PROBLEM REQUIREMENTS:
Reproduce exactly only the lines from the line that holds "Give me the matplotlib source for this chart." to the line that holds "ax.bar(x + w", inclusive, in the listing below, and please leave out every picture.

─── DATA PROVIDED ───

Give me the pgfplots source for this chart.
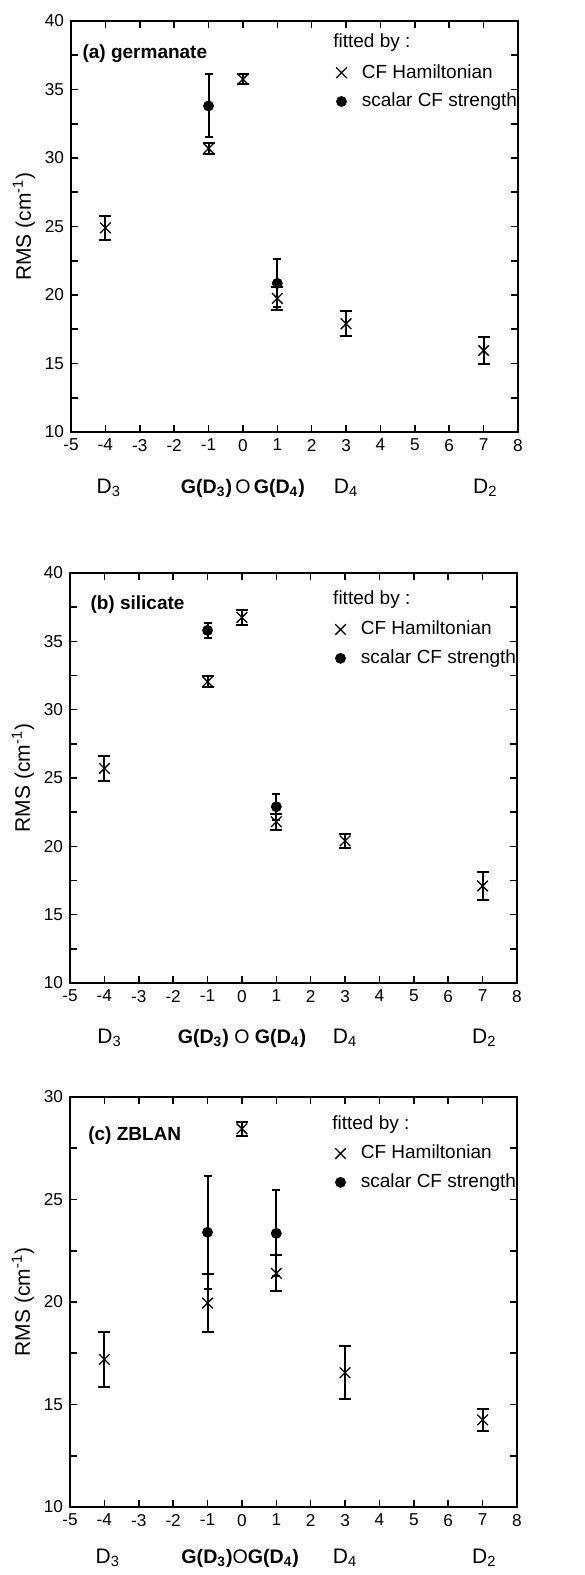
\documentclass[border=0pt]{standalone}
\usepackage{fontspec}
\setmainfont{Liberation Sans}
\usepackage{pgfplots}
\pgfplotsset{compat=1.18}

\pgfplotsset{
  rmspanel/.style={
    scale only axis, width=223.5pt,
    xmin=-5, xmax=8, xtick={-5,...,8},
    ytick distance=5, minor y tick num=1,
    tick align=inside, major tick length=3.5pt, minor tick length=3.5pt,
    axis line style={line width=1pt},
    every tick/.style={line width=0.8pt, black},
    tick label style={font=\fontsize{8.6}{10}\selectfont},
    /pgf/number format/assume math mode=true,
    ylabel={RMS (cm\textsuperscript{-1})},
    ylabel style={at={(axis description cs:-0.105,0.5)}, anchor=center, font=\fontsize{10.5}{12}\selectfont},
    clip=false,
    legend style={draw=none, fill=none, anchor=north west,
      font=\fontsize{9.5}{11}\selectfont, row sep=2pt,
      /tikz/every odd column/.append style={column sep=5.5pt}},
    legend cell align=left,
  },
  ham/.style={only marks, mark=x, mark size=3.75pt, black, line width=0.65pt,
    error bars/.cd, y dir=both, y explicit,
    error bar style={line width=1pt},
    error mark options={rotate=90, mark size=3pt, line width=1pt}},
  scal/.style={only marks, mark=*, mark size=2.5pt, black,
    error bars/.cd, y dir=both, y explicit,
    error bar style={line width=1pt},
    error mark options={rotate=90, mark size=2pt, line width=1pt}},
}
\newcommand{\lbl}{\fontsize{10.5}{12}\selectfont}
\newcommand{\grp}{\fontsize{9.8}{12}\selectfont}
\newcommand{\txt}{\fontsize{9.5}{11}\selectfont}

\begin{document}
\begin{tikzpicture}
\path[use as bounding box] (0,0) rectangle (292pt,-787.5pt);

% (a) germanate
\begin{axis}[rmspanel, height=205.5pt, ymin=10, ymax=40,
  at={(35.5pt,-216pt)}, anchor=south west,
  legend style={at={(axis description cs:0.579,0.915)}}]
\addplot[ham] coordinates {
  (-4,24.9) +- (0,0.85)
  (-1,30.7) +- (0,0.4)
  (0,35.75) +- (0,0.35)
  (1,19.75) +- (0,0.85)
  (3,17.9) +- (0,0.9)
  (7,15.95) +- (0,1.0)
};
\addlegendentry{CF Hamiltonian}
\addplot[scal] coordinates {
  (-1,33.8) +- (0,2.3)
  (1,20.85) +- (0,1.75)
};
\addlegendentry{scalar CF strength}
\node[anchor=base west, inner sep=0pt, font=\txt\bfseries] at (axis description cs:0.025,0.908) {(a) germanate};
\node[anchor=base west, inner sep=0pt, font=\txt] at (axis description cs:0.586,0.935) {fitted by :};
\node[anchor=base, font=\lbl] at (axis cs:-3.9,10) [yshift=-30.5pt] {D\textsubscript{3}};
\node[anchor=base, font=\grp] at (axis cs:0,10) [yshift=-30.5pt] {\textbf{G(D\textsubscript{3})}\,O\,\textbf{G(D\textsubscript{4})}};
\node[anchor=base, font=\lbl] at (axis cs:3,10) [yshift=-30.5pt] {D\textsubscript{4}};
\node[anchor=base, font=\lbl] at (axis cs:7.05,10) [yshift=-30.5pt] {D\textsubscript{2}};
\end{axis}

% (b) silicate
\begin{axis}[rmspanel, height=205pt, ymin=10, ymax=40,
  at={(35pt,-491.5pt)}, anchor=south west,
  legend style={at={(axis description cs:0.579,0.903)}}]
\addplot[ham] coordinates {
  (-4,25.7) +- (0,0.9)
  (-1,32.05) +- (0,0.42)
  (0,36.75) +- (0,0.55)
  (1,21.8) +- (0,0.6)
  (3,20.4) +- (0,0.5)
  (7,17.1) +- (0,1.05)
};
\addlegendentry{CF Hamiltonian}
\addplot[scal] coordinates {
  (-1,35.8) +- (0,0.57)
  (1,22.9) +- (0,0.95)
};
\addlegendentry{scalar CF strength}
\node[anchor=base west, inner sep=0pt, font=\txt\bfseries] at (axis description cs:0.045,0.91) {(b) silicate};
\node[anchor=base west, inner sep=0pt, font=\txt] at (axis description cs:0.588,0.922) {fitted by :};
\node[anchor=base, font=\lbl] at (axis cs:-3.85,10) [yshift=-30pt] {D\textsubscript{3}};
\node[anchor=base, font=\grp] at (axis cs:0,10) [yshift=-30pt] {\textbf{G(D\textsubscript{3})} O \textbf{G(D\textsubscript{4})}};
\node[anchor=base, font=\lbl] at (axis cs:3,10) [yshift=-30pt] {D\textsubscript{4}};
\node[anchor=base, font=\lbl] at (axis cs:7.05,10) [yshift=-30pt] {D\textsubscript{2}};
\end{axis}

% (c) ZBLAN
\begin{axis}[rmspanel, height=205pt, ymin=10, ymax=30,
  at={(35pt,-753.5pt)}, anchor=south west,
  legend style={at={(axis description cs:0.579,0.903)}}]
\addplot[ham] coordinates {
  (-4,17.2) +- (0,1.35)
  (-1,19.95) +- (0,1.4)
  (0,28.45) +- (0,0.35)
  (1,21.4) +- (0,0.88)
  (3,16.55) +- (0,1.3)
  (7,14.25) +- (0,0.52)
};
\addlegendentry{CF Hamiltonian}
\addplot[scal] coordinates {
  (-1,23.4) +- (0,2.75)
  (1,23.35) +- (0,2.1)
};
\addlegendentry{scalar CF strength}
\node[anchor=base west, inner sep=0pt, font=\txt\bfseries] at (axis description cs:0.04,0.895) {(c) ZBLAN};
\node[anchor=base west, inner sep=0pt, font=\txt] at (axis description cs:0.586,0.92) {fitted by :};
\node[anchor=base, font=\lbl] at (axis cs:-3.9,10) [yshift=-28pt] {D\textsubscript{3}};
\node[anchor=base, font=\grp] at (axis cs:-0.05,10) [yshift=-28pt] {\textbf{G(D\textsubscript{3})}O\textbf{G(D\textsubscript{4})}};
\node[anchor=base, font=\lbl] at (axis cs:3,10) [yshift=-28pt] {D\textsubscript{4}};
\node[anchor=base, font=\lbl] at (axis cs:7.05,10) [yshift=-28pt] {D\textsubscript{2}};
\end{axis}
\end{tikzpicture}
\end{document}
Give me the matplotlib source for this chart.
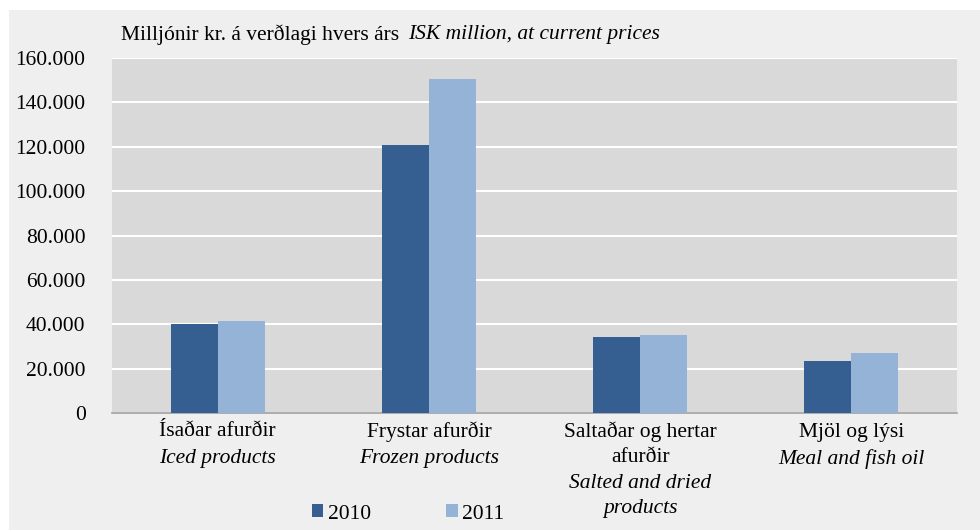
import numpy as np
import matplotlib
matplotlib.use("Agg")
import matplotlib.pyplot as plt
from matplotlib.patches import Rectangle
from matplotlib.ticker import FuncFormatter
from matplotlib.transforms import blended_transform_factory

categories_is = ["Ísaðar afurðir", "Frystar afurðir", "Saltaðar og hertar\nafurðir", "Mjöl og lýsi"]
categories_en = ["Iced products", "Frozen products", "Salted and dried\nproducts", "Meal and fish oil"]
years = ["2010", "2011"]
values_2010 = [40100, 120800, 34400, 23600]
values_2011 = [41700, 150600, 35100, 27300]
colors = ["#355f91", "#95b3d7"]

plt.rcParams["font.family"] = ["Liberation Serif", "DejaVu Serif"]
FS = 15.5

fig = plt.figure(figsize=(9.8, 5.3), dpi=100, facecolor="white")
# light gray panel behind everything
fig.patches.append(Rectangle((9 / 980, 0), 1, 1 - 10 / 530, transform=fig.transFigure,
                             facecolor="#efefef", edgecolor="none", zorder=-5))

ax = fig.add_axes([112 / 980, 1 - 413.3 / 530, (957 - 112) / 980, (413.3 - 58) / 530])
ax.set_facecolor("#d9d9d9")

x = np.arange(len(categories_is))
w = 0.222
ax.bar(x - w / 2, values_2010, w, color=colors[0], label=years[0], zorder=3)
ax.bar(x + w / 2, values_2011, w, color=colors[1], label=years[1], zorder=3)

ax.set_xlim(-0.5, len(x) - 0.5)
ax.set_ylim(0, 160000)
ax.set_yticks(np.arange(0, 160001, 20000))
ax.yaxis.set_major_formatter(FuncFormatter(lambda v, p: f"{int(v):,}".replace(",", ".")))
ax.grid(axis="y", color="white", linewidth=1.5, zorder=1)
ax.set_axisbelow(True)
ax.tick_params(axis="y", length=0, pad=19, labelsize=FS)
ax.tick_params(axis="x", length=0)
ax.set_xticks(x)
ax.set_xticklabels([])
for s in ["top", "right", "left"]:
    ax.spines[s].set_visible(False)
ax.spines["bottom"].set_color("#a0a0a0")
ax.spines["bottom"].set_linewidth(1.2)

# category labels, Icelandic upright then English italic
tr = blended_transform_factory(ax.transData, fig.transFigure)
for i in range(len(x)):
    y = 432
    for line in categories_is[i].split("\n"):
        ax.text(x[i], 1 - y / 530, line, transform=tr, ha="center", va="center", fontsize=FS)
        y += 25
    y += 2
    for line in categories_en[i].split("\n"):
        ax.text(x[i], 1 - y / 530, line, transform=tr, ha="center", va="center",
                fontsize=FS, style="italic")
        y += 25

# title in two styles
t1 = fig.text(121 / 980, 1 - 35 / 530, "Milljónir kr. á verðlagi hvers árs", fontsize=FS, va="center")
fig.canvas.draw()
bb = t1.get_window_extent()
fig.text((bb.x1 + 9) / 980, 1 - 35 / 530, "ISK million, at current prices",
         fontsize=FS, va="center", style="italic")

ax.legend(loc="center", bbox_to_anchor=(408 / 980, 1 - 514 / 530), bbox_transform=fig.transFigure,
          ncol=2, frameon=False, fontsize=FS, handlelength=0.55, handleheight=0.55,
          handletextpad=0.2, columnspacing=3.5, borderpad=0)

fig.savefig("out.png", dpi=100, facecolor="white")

───

CORRECT RESULT:
Give me the matplotlib source for this chart.
import numpy as np
import matplotlib
matplotlib.use("Agg")
import matplotlib.pyplot as plt
from matplotlib.patches import Rectangle
from matplotlib.ticker import FuncFormatter
from matplotlib.transforms import blended_transform_factory

categories_is = ["Ísaðar afurðir", "Frystar afurðir", "Saltaðar og hertar\nafurðir", "Mjöl og lýsi"]
categories_en = ["Iced products", "Frozen products", "Salted and dried\nproducts", "Meal and fish oil"]
years = ["2010", "2011"]
values_2010 = [40100, 120800, 34400, 23600]
values_2011 = [41700, 150600, 35100, 27300]
colors = ["#355f91", "#95b3d7"]

plt.rcParams["font.family"] = ["Liberation Serif", "DejaVu Serif"]
FS = 15.5

fig = plt.figure(figsize=(9.8, 5.3), dpi=100, facecolor="white")
# light gray panel behind everything
fig.patches.append(Rectangle((9 / 980, 0), 1, 1 - 10 / 530, transform=fig.transFigure,
                             facecolor="#efefef", edgecolor="none", zorder=-5))

ax = fig.add_axes([112 / 980, 1 - 413.3 / 530, (957 - 112) / 980, (413.3 - 58) / 530])
ax.set_facecolor("#d9d9d9")

x = np.arange(len(categories_is))
w = 0.222
ax.bar(x - w / 2, values_2010, w, color=colors[0], label=years[0], zorder=3)
ax.bar(x + w / 2, values_2011, w, color=colors[1], label=years[1], zorder=3)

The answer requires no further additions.